In all parts of the world, developed or otherwise, economic enfranchisement is part and parcel of developing and maintaining stable, democratic governance, and the rule of law. For if a large segment, especially a majority, of the population is stripped of sufficiently consistent employment that afford the basics of financial stability that is not so far below that of its broad economic elites (not the top 0.01 percent, 0.1 percent or 1.0 percent, but using the top 10 percent as a benchmark), the social fabric of that country will eventually tear at its seems as frustration and deprivation build. Clearly, 2012 has seen more than a mere fraying at the edges of adverse socio-economic behavior.

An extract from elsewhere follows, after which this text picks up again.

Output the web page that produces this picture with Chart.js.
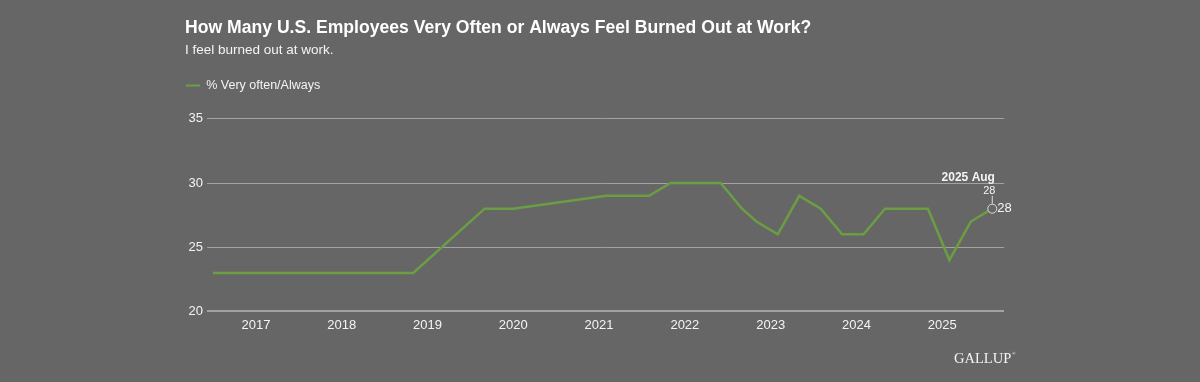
<!DOCTYPE html>
<html lang="en">
<head>
<meta charset="UTF-8">
<script src="https://cdn.jsdelivr.net/npm/chart.js@4.4.1/dist/chart.umd.min.js"></script>
<title>Burned out at work</title>
<style>
  body { margin: 0; background: #666666; }
</style>
</head>
<body>
<canvas id="burnout" width="1200" height="382"></canvas>
<script>
// survey periods (year-month) and % very often / always burned out
var periods = ['2016-07', '2018-11', '2019-09', '2020-01', '2021-02', '2021-08', '2021-11',
               '2022-06', '2022-09', '2022-11', '2023-02', '2023-05', '2023-08', '2023-11',
               '2024-02', '2024-05', '2024-11', '2025-02', '2025-05', '2025-08'];
var values = [23, 23, 28, 28, 29, 29, 30, 30, 28, 27, 26, 29, 28, 26, 26, 28, 28, 24, 27, 28];
var yearTicks = [2017, 2018, 2019, 2020, 2021, 2022, 2023, 2024, 2025];
var yTicks = [20, 25, 30, 35];
var monthNames = ['Jan', 'Feb', 'Mar', 'Apr', 'May', 'Jun', 'Jul', 'Aug', 'Sep', 'Oct', 'Nov', 'Dec'];

var green = '#6b9e43';
var textColor = '#f4f4f4';

function toYear(p) {
    var parts = p.split('-');
    return +parts[0] + (parts[1] - 1) / 12;
}

var points = periods.map(function (p, i) {
    return { x: toYear(p), y: values[i] };
});

Chart.defaults.font.family = '"Liberation Sans", Arial, sans-serif';

// push the plot down below the legend
var legendGap = {
    id: 'legendGap',
    beforeInit: function (chart) {
        var fit = chart.legend.fit;
        chart.legend.fit = function () {
            fit.bind(chart.legend)();
            this.height += 17;
        };
    }
};

// label on the latest point
var lastLabel = {
    id: 'lastLabel',
    afterDatasetsDraw: function (chart) {
        var meta = chart.getDatasetMeta(0);
        var i = meta.data.length - 1;
        var pt = meta.data[i];
        var parts = periods[i].split('-');
        var ctx = chart.ctx;
        ctx.save();
        ctx.strokeStyle = '#dddddd';
        ctx.lineWidth = 1;
        ctx.fillStyle = '#666666';
        ctx.beginPath();
        ctx.arc(pt.x, pt.y, 4.5, 0, Math.PI * 2);
        ctx.fill();
        ctx.stroke();
        ctx.beginPath();
        ctx.moveTo(pt.x, pt.y - 13);
        ctx.lineTo(pt.x, pt.y - 5);
        ctx.stroke();
        ctx.fillStyle = textColor;
        ctx.textBaseline = 'middle';
        ctx.textAlign = 'left';
        ctx.font = '13px "Liberation Sans", Arial, sans-serif';
        ctx.fillText(values[i], pt.x + 5, pt.y);
        ctx.textAlign = 'center';
        ctx.textBaseline = 'alphabetic';
        ctx.font = '11px "Liberation Sans", Arial, sans-serif';
        ctx.fillText(values[i], pt.x - 3, pt.y - 14.5);
        ctx.font = 'bold 12px "Liberation Sans", Arial, sans-serif';
        ctx.fillText(parts[0] + ' ' + monthNames[parts[1] - 1], pt.x - 24, pt.y - 28);
        ctx.restore();
    }
};

var logo = {
    id: 'logo',
    afterDraw: function (chart) {
        var ctx = chart.ctx;
        ctx.save();
        ctx.fillStyle = textColor;
        ctx.textBaseline = 'alphabetic';
        ctx.textAlign = 'left';
        ctx.font = '14.5px "Liberation Serif", "DejaVu Serif", serif';
        ctx.fillText('GALLUP', 954, 363);
        var w = ctx.measureText('GALLUP').width;
        ctx.font = '5px "Liberation Serif", serif';
        ctx.fillText('\u00AE', 954 + w + 0.5, 355);
        ctx.restore();
    }
};

new Chart(document.getElementById('burnout'), {
    type: 'line',
    data: {
        datasets: [{
            label: '% Very often/Always',
            data: points,
            borderColor: green,
            backgroundColor: green,
            borderWidth: 2.5,
            pointRadius: 0,
            tension: 0
        }]
    },
    options: {
        responsive: false,
        animation: false,
        layout: { padding: { left: 185, right: 196, top: 0, bottom: 43 } },
        plugins: {
            title: {
                display: true,
                text: 'How Many U.S. Employees Very Often or Always Feel Burned Out at Work?',
                align: 'start',
                color: '#ffffff',
                font: { size: 17.6, weight: 'bold' },
                padding: { top: 18, bottom: 0 }
            },
            subtitle: {
                display: true,
                text: 'I feel burned out at work.',
                align: 'start',
                color: textColor,
                font: { size: 13.5 },
                padding: { top: 3, bottom: 20 }
            },
            legend: {
                align: 'start',
                labels: {
                    boxWidth: 14,
                    boxHeight: 2,
                    padding: 1,
                    color: textColor,
                    font: { size: 12.5 },
                    generateLabels: function (chart) {
                        return Chart.defaults.plugins.legend.labels.generateLabels(chart).map(function (item) {
                            item.lineWidth = 0;
                            return item;
                        });
                    }
                }
            },
            tooltip: { enabled: false }
        },
        scales: {
            x: {
                type: 'linear',
                min: 2016.43,
                max: 2025.72,
                grid: { display: false, drawTicks: false },
                border: { display: false },
                afterBuildTicks: function (scale) {
                    scale.ticks = yearTicks.map(function (v) { return { value: v }; });
                },
                ticks: {
                    color: textColor,
                    font: { size: 13 },
                    padding: 6,
                    callback: function (v) { return String(v); }
                }
            },
            y: {
                min: 20,
                max: 35,
                afterBuildTicks: function (scale) {
                    scale.ticks = yTicks.map(function (v) { return { value: v }; });
                },
                afterFit: function (scale) {
                    scale.width = 22;
                },
                grid: {
                    color: '#a2a2a2',
                    lineWidth: function (c) { return c.tick && c.tick.value === 20 ? 2 : 1; },
                    drawTicks: false
                },
                border: { display: false },
                ticks: {
                    color: textColor,
                    font: { size: 13 },
                    padding: 4
                }
            }
        }
    },
    plugins: [legendGap, lastLabel, logo]
});
</script>
</body>
</html>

All of which brings me back to my core belief that, in a democratic society, the polity eventually “gets it.” In the United States, the performance of the economy was certainly bad enough to justify “throwing the rascals out,” as the Japanese have just done, and the Greeks and Spanish did earlier in 2012. But the alternative was not connecting, and its message was only to repeat the failed supply-side policies of the past in a global environment so obviously beset by oversupply. The electorate in the United States may not have seen that nuanced argument, but they did see a pig in a poke and rejected it.

The rejection of failed policy is a beginning, but the real challenges are still in front of us for 2013. Repairing the developed economies will require more than mere platitudes about inflation targeting and nascent recoveries. It will require an acknowledgement that the enormity of force represented by the emerging powers will necessitate movement away from business as usual in the advanced nations and the prior passive conduct of multilateral economic relations. I only hope it doesn’t require another financial crisis or continuing challenges to social harmony.

By the way, I am writing a book on the radically changed global economy and what I believe to be the needed solutions which may, at least I hope, lead to a more constructive and needed dialogue in 2013. It is slated to be published in June, although after the events of 2012 I wish I had written it sooner.